The Curator of Schlock #315 by Jeff Shuster
An unsung John Hughes classic.
Maybe I should thought this whole staying-in-a-cabin-in-the-middle-of-the-Florida-Everglades-while-the-world-goes-to-pot scheme through. Granted, I’ve got enough Campbell’s Pork and Beans to last me three months, but I forgot to buy Beano and I’m down to four rolls of toilet paper. Still, there are plenty of leafy plants sprung around this place. Wow. Three leaves! They say three leaves are better than two.
Tonight’s movie is 1989’s Uncle Buck from director John Hughes because I just don’t care this week. I’m scared out of my mind and I need a 80s comedy to calm my nerves. I need some John Candy in my life. I mean look at this poster. The movie just screams, watch me! You can tell the nice suburban family wants nothing to do with their crude and crass Uncle Buck (John Candy). This is the kind of movie Elaine from Seinfeld would rather see than something like Howard’s End.
I aspire to be just like Buck Russell. The man doesn’t have a job. He refuses to work and enjoys smoking cigars. He makes a living by making sure-thing bets at the horse track. His girlfriend, Chanice (Amy Madigan), convinces him to take a job selling tires at the garage she manages. Buck reluctantly agrees, but bails on her as soon as his brother, Bob, calls with a family emergency. Bob needs Buck to watch the kids while he and his wife, Cindy, go to Indianapolis to stay with her father, who just had a heart attack.

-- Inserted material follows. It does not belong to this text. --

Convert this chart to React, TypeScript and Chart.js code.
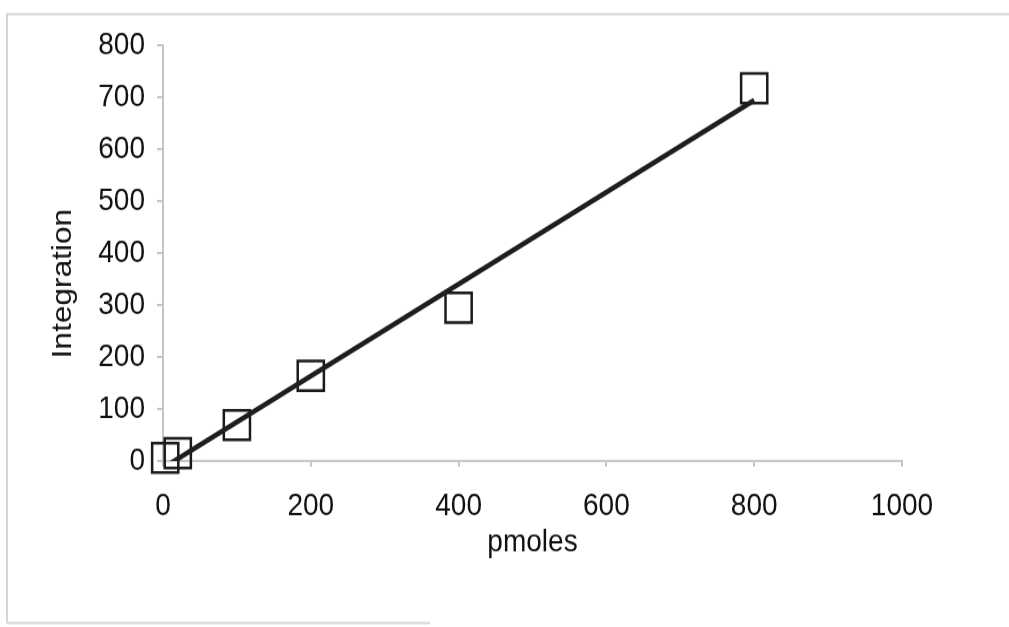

They leave Uncle Buck in charge and the children wake up to find him making some disgusting scrambled egg concoction. I’m sorry, but he sprayed yellow mustard into the frying pan. That’s a no, no. So we’ve got a surly teenager named Tia (Jean Louisa Kelly) who makes it no secret that she can’t stand Uncle Buck and wants him out of their house. More understanding are her younger siblings Miles (Macaulay Culkin) and Maizy (Gaby Hoffmann). Uncle Buck has no problem winning them over. He chews out the assistant vice-principal at Maizy’s elementary school after she criticizes the six year-old for not taking her academic career seriously. Oh, and when a drunken clown shows up at Miles’s birthday party, Uncle Buck punches him in the face a few times.
Uncle Buck was a childhood staple of mine, repeated viewings on gray Saturdays in the dead of winter. It’s not the best John Hughes comedy, but it’s far from the worst. I love Uncle Buck’s regular threatening of Tia’s handsy boyfriend, Bug (Jay Underwood), or the scene of him cooking an obscenely large stack of pancakes for Miles and Maizy. And this movie was my first introduction to Macaulay Culkin, who would make a huge splash the following year in Home Alone.
I miss John Candy. He was taken too soon from this world, but he left me with some good memories. Great comedians often do.